Die Fragestellung bleibt offen und man verspricht sich bei der zweiten Konferenz in Oradea, die als Präsenzphase geplant ist, den Ausgangsfragen weiterhin auf den Grund zu gehen und sie um weitere Fragen zu ergänzen, die folgende Problematiken einschließen könnten:

  1. Wie sind identitätspoetische Schreibweisen in autoritätszentrierten Gattungsdiskursen (z.B. Kriegs- und Heimatliteratur, religiöse und weltanschaulich gebundener Roman) und in kritisch-modernen Erzählweisen (z.B. Anti-Kriegsroman, modernistischer historischer Roman und Zeitroman) konfiguriert?
  2. Gibt es spezifische Legitimierungsstrategien für die Möglichkeiten identitätspoetischer Konstruktionen in den zahlreichen Familienromanen, in den Texten mit BIPoC- oder Migrationshintergrund?

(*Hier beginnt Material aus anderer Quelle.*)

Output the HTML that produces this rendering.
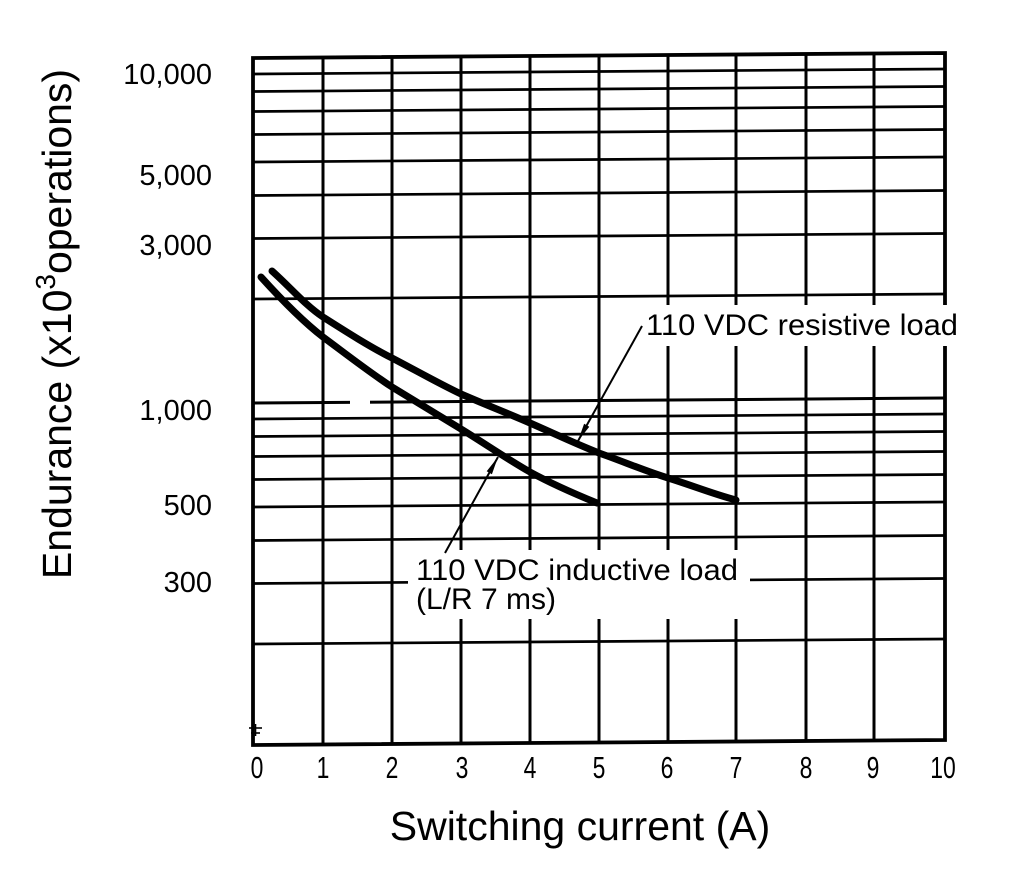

  3. Angesichts der Tatsache, dass Erinnerung und Identität infolge sinnstiftender Mechanismen konstruiert werden, wirft sich die Frage auf, welchen Einfluss erinnerungspolitische Identitäten wie Holocaust, Genozid, religiöse Unterdrückung, ethnische Reinigung, technische und natürliche Katastrophen in der deutschsprachigen Literatur für die (Neu)-Konstruktion von Identität haben.
  4. Inwieweit kann ein Identitätszentrierter Öffentlichkeitsdiskurs zu unerwarteten Tabuisierungs- und Verhängnisverhalten führen und dementsprechend steuert die Literatur bei oder entgegen?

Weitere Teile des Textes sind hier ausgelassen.